WHAT IS REQUIRED |
Write out the data again exactly, skipping every picture.

DATASET EXCERPT |
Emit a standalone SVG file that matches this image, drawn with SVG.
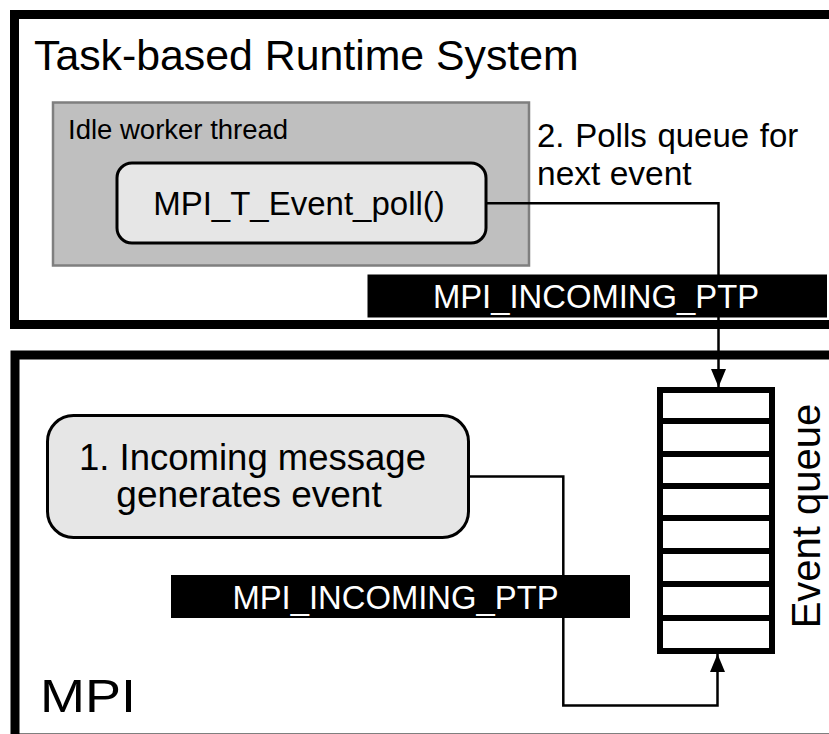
<svg xmlns="http://www.w3.org/2000/svg" width="829" height="734" viewBox="0 0 829 734">
  <defs>
    <style>
      text { font-family: "Liberation Sans", Arial, sans-serif; fill: #000; }
      .frame { fill: none; stroke: #000; stroke-width: 9; }
      .wire { fill: none; stroke: #000; stroke-width: 2.5; }
      .round { fill: #e6e6e6; stroke: #000; stroke-width: 3; }
      .tag { fill: #000; }
      .tagtext { fill: #fff; font-size: 32.8px; text-anchor: middle; }
      .cell { stroke: #000; stroke-width: 6; }
    </style>
    <marker id="arrow" viewBox="0 0 18 15" refX="18" refY="7.5" markerWidth="18" markerHeight="15" markerUnits="userSpaceOnUse" orient="auto">
      <path d="M0,0 L18,7.5 L0,15 Z" fill="#000"/>
    </marker>
  </defs>

  <rect width="829" height="734" fill="#fff"/>

  <!-- Runtime system container (open to the right) -->
  <g id="runtime">
    <path class="frame" d="M840,14.5 H14.5 V324.5 H840"/>
    <text x="34" y="70" font-size="42.8">Task-based Runtime System</text>
  </g>

  <!-- MPI container (open to the right) -->
  <g id="mpi">
    <path class="frame" d="M840,355 H15 V738 H840"/>
    <text x="40" y="711.5" font-size="46" textLength="96" lengthAdjust="spacingAndGlyphs">MPI</text>
  </g>

  <!-- Idle worker thread -->
  <g id="worker">
    <rect x="53" y="102.5" width="476" height="163" fill="#bfbfbf" stroke="#7f7f7f" stroke-width="2.5"/>
    <text x="68" y="138.5" font-size="27.5">Idle worker thread</text>
  </g>

  <g id="poll">
    <rect class="round" x="117" y="163" width="369" height="80" rx="15"/>
    <text x="299" y="214.5" font-size="33" text-anchor="middle">MPI_T_Event_poll()</text>
  </g>

  <g id="poll-note">
    <text x="537" y="146.7" font-size="33" word-spacing="1.5">2. Polls queue for</text>
    <text x="537" y="185" font-size="33.5">next event</text>
  </g>

  <g id="incoming">
    <rect class="round" x="47.5" y="415.5" width="421" height="122" rx="26"/>
    <text x="252.5" y="470" font-size="36.5" text-anchor="middle">1. Incoming message</text>
    <text x="249" y="507" font-size="37" text-anchor="middle">generates event</text>
  </g>

  <!-- Event queue: eight slots -->
  <g id="queue">
    <rect x="660" y="390" width="112" height="261" fill="#fff" class="cell"/>
    <path class="cell" d="M660,421 H772 M660,454 H772 M660,486 H772 M660,518 H772 M660,551 H772 M660,584 H772 M660,618 H772"/>
    <text transform="translate(820,516) rotate(-90)" font-size="40" text-anchor="middle">Event queue</text>
  </g>

  <!-- Connectors -->
  <g id="connectors">
    <path class="wire" d="M486,203.3 H718.5 V387" marker-end="url(#arrow)"/>
    <path class="wire" d="M468.5,476.5 H563.3 V705.5 H717.5 V654" marker-end="url(#arrow)"/>
  </g>

  <!-- Event type tags on the connectors -->
  <g id="tag-top">
    <rect class="tag" x="367.5" y="274.5" width="459.5" height="43"/>
    <text class="tagtext" x="596" y="307.7">MPI_INCOMING_PTP</text>
  </g>
  <g id="tag-bottom">
    <rect class="tag" x="171" y="575" width="459" height="43"/>
    <text class="tagtext" x="395.5" y="609.3">MPI_INCOMING_PTP</text>
  </g>
</svg>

RESULT BELOW |
Emit a standalone SVG file that matches this image, drawn with SVG.
<svg xmlns="http://www.w3.org/2000/svg" width="829" height="734" viewBox="0 0 829 734">
  <defs>
    <style>
      text { font-family: "Liberation Sans", Arial, sans-serif; fill: #000; }
      .frame { fill: none; stroke: #000; stroke-width: 9; }
      .wire { fill: none; stroke: #000; stroke-width: 2.5; }
      .round { fill: #e6e6e6; stroke: #000; stroke-width: 3; }
      .tag { fill: #000; }
      .tagtext { fill: #fff; font-size: 32.8px; text-anchor: middle; }
      .cell { stroke: #000; stroke-width: 6; }
    </style>
    <marker id="arrow" viewBox="0 0 18 15" refX="18" refY="7.5" markerWidth="18" markerHeight="15" markerUnits="userSpaceOnUse" orient="auto">
      <path d="M0,0 L18,7.5 L0,15 Z" fill="#000"/>
    </marker>
  </defs>

  <rect width="829" height="734" fill="#fff"/>

  <!-- Runtime system container (open to the right) -->
  <g id="runtime">
    <path class="frame" d="M840,14.5 H14.5 V324.5 H840"/>
    <text x="34" y="70" font-size="42.8">Task-based Runtime System</text>
  </g>

  <!-- MPI container (open to the right) -->
  <g id="mpi">
    <path class="frame" d="M840,355 H15 V738 H840"/>
    <text x="40" y="711.5" font-size="46" textLength="96" lengthAdjust="spacingAndGlyphs">MPI</text>
  </g>

  <!-- Idle worker thread -->
  <g id="worker">
    <rect x="53" y="102.5" width="476" height="163" fill="#bfbfbf" stroke="#7f7f7f" stroke-width="2.5"/>
    <text x="68" y="138.5" font-size="27.5">Idle worker thread</text>
  </g>

  <g id="poll">
    <rect class="round" x="117" y="163" width="369" height="80" rx="15"/>
    <text x="299" y="214.5" font-size="33" text-anchor="middle">MPI_T_Event_poll()</text>
  </g>

  <g id="poll-note">
    <text x="537" y="146.7" font-size="33" word-spacing="1.5">2. Polls queue for</text>
    <text x="537" y="185" font-size="33.5">next event</text>
  </g>

  <g id="incoming">
    <rect class="round" x="47.5" y="415.5" width="421" height="122" rx="26"/>
    <text x="252.5" y="470" font-size="36.5" text-anchor="middle">1. Incoming message</text>
    <text x="249" y="507" font-size="37" text-anchor="middle">generates event</text>
  </g>

  <!-- Event queue: eight slots -->
  <g id="queue">
    <rect x="660" y="390" width="112" height="261" fill="#fff" class="cell"/>
    <path class="cell" d="M660,421 H772 M660,454 H772 M660,486 H772 M660,518 H772 M660,551 H772 M660,584 H772 M660,618 H772"/>
    <text transform="translate(820,516) rotate(-90)" font-size="40" text-anchor="middle">Event queue</text>
  </g>

  <!-- Connectors -->
  <g id="connectors">
    <path class="wire" d="M486,203.3 H718.5 V387" marker-end="url(#arrow)"/>
    <path class="wire" d="M468.5,476.5 H563.3 V705.5 H717.5 V654" marker-end="url(#arrow)"/>
  </g>

  <!-- Event type tags on the connectors -->
  <g id="tag-top">
    <rect class="tag" x="367.5" y="274.5" width="459.5" height="43"/>
    <text class="tagtext" x="596" y="307.7">MPI_INCOMING_PTP</text>
  </g>
  <g id="tag-bottom">
    <rect class="tag" x="171" y="575" width="459" height="43"/>
    <text class="tagtext" x="395.5" y="609.3">MPI_INCOMING_PTP</text>
  </g>
</svg>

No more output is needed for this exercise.